Sonra şu gerçeği de gözden uzak tutmayalım; siz hep Cumhuriyet’in hep tek tip, “Kemalist” bir gençlik yetiştirmesinden şikayet ettiniz. Şimdi siz “dindar gençlik yetiştireceğiz” diyerek aynı hataya düşmüyor musunuz?Bu sebeplerle, İmam-Hatip Liselerinin, “Kemalist nesil yetiştirme projesi“ne alternatif, “Dindar nesil yetiştirme projesi“nin lokomotifi okullar olarak görülmesi ve diğer okulların “öteki“leştirilmesi, eğitimi böler, gençliği böler, daha doğrusu ülkeyi böler. Bir de şunu unutmayalım, din ekseninde bir bölünme diğer bölünmelere de benzemez.Zaten ülkeyi bölmek isteyen bu kadar iç ve dış şer güç varken, bir de bu bölücülüğe öncülük etmek hem günahtır, hem ağır bir vebaldir, bilerek yapılıyorsa milletimize ihanettir.

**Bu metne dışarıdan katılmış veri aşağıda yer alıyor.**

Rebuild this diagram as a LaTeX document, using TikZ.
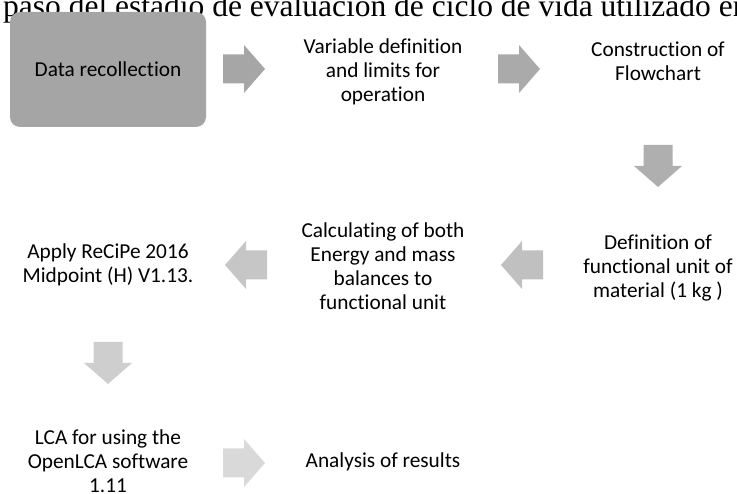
\documentclass[tikz,border=0pt]{standalone}
\usepackage{fontspec}
\newfontfamily\carlito[Ligatures=NoCommon]{Carlito}
\newfontfamily\titlefont{Liberation Serif}
\definecolor{boxgray}{HTML}{A5A5A5}
\definecolor{arA}{HTML}{A6A6A6}
\definecolor{arB}{HTML}{AAAAAA}
\definecolor{arC}{HTML}{AFAFAF}
\definecolor{arD}{HTML}{C0C0C0}
\definecolor{arE}{HTML}{C6C6C6}
\definecolor{arF}{HTML}{CECECE}
\definecolor{arG}{HTML}{D9D9D9}
\tikzset{
  x=1pt, y=-1pt,
  steptext/.style={align=center, inner sep=0pt, font=\carlito\fontsize{21.3}{24}\selectfont, text=black},
  databox/.style={fill=boxgray, draw=none, rounded corners=10pt, minimum width=196pt, minimum height=115pt, inner sep=0pt},
  blockarrow/.pic={\fill (-21,-14.5) -- (0,-14.5) -- (0,-24) -- (21,0) -- (0,24) -- (0,14.5) -- (-21,14.5) -- cycle;}
}
\begin{document}
\begin{tikzpicture}
\useasboundingbox (0,0) rectangle (737,494);
\begin{scope}
\clip (0,0) rectangle (737,494);
\node[anchor=base west, inner sep=0pt, font=\titlefont\fontsize{31.5}{36}\selectfont] (title) at (3,16.5) {paso del estadio de evaluación de ciclo de vida utilizado en la investigación};
\node[databox, steptext] (data) at (108,69.5) {Data recollection};
\pic[fill=arA] (a1) at (244,69) {blockarrow};
\node[steptext] (var) at (383,72) {Variable definition\\and limits for\\operation};
\pic[fill=arB] (a2) at (519,69) {blockarrow};
\node[steptext] (flow) at (658,61) {Construction of\\Flowchart};
\pic[fill=arC, rotate=-90] (d1) at (658,166) {blockarrow};
\node[steptext] (func) at (658,268) {Definition of\\functional unit of\\material (1 kg )};
\pic[fill=arD, rotate=180] (a3) at (522,265) {blockarrow};
\node[steptext] (calc) at (383,266) {Calculating of both\\Energy and mass\\balances to\\functional unit};
\pic[fill=arE, rotate=180] (a4) at (246,265) {blockarrow};
\node[steptext] (apply) at (108,265) {Apply ReCiPe 2016\\Midpoint (H) V1.13.};
\pic[fill=arF, rotate=-90] (d2) at (108,363) {blockarrow};
\node[steptext] (lca) at (108,461) {LCA for using the\\OpenLCA software\\1.11};
\pic[fill=arG] (a5) at (244,463) {blockarrow};
\node[steptext] (res) at (383,462) {Analysis of results};
\end{scope}
\end{tikzpicture}
\end{document}
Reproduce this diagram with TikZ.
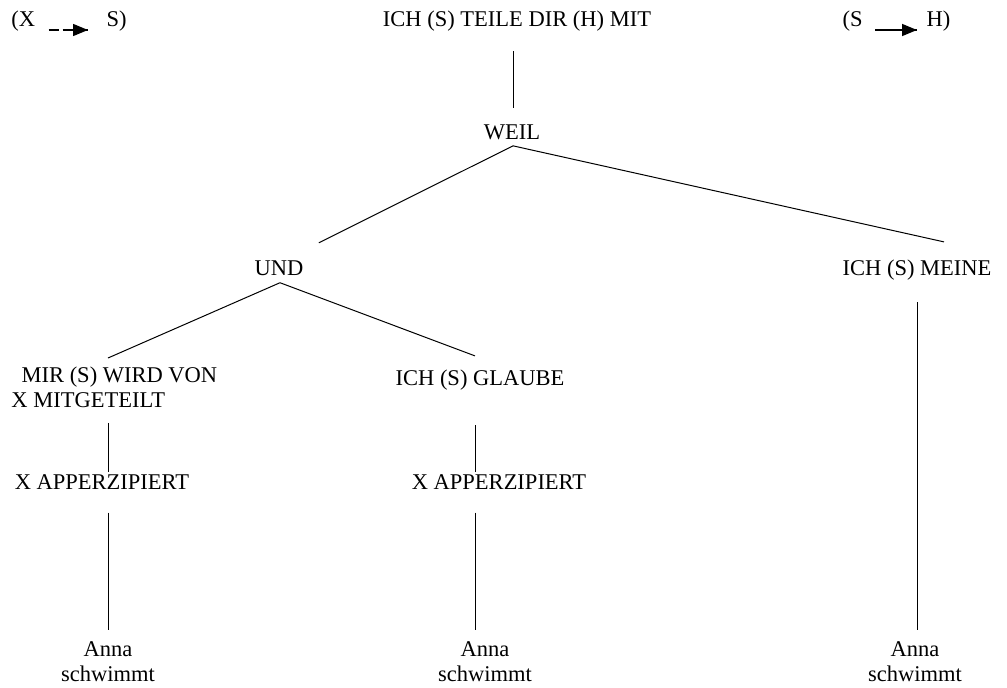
\documentclass[tikz,border=0pt]{standalone}
\usepackage{fontspec}
\setmainfont{Liberation Serif}
\usetikzlibrary{calc,arrows.meta,
                 decorations.markings}
\tikzset{lbl/.style = {inner sep=0pt, font=\fontsize{22.5}{25}\selectfont}}
\tikzset{pfeil/.style = {line width=1.5pt, decoration={markings, mark=at position 1 with {\arrow{Triangle[length=15pt,width=12pt]}}}, postaction={decorate}}}

\begin{document}
\begin{tikzpicture}[x=1pt,y=-1pt,line width=1pt]
\useasboundingbox (0,0) rectangle (1007,688);
% kopfzeile
\node[lbl, anchor=base west] (xl) at (11,27) {(X};
\node[lbl, anchor=base west] (sr) at (106,27) {S)};
\draw [pfeil, dash pattern=on 10pt off 4pt on 40pt off 0pt] ($(xl.base east)+(13,3)$) -- ($(sr.base west)+(-18,3)$);
\node[lbl, anchor=base] (top) at (517,27) {ICH (S) TEILE DIR (H) MIT};
\node[lbl, anchor=base west] (sl) at (842,27) {(S};
\node[lbl, anchor=base west] (hr) at (926,27) {H)};
\draw [pfeil] ($(sl.base east)+(12,3)$) -- ($(hr.base west)+(-9,3)$);
% baum
\node[lbl, anchor=base] (weil) at (512,139) {WEIL};
\node[lbl, anchor=base] (und) at (279,275) {UND};
\node[lbl, anchor=base] (meine) at (917,275) {ICH (S) MEINE};
\node[lbl, anchor=north west, align=left] (mir) at (11,366) {\hspace*{0.45em}MIR (S) WIRD VON\\X MITGETEILT};
\node[lbl, anchor=base] (glaube) at (480,385) {ICH (S) GLAUBE};
\node[lbl, anchor=base] (app1) at (102,489) {X APPERZIPIERT};
\node[lbl, anchor=base] (app2) at (499,489) {X APPERZIPIERT};
\node[lbl, anchor=north, align=center] (anna1) at (108,641) {Anna\\schwimmt};
\node[lbl, anchor=north, align=center] (anna2) at (485,641) {Anna\\schwimmt};
\node[lbl, anchor=north, align=center] (anna3) at (915,641) {Anna\\schwimmt};
\draw ($(top.south -| weil.north)+(1,19)$) -- ($(weil.north)+(1,-16)$);
\draw ($(weil.south)+(1,6)$) -- ($(und.north east)+(15,-17)$);
\draw ($(weil.south)+(1,6)$) -- ($(meine.north)+(27,-17)$);
\draw ($(und.south)+(1,7)$) -- ($(mir.north west)+(97,-8)$);
\draw ($(und.south)+(1,7)$) -- ($(glaube.north)+(-5,-13)$);
\draw ($(mir.south -| app1.north)+(6,15)$) -- ($(app1.north)+(6,-2)$);
\draw ($(glaube.south -| app2.north)+(-24,35)$) -- ($(app2.north)+(-24,-2)$);
\draw ($(app1.south)+(6,23)$) -- ($(app1.south |- anna1.north)+(6,-11)$);
\draw ($(app2.south)+(-24,23)$) -- ($(app2.south |- anna2.north)+(-24,-11)$);
\draw ($(meine.south)+(0,22)$) -- ($(meine.south |- anna3.north)+(0,-11)$);
\end{tikzpicture}
\end{document}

Hem de bu okullarda okuyan gençlerimize en büyük kötülüktür.
Bu yüzden politikacılarımıza diyoruz ki, “çekin ellerinizi İmam-Hatip Liselerinin üzerinden“. Bunun yerine bütün gençlerimizi, maneviyatı da içine alan “milliyetçi ve çağdaş nesiller” olarak yetiştirelim. Parolamız: “Yabancılaşmadan çağdaşlaşmak” olmalıdır.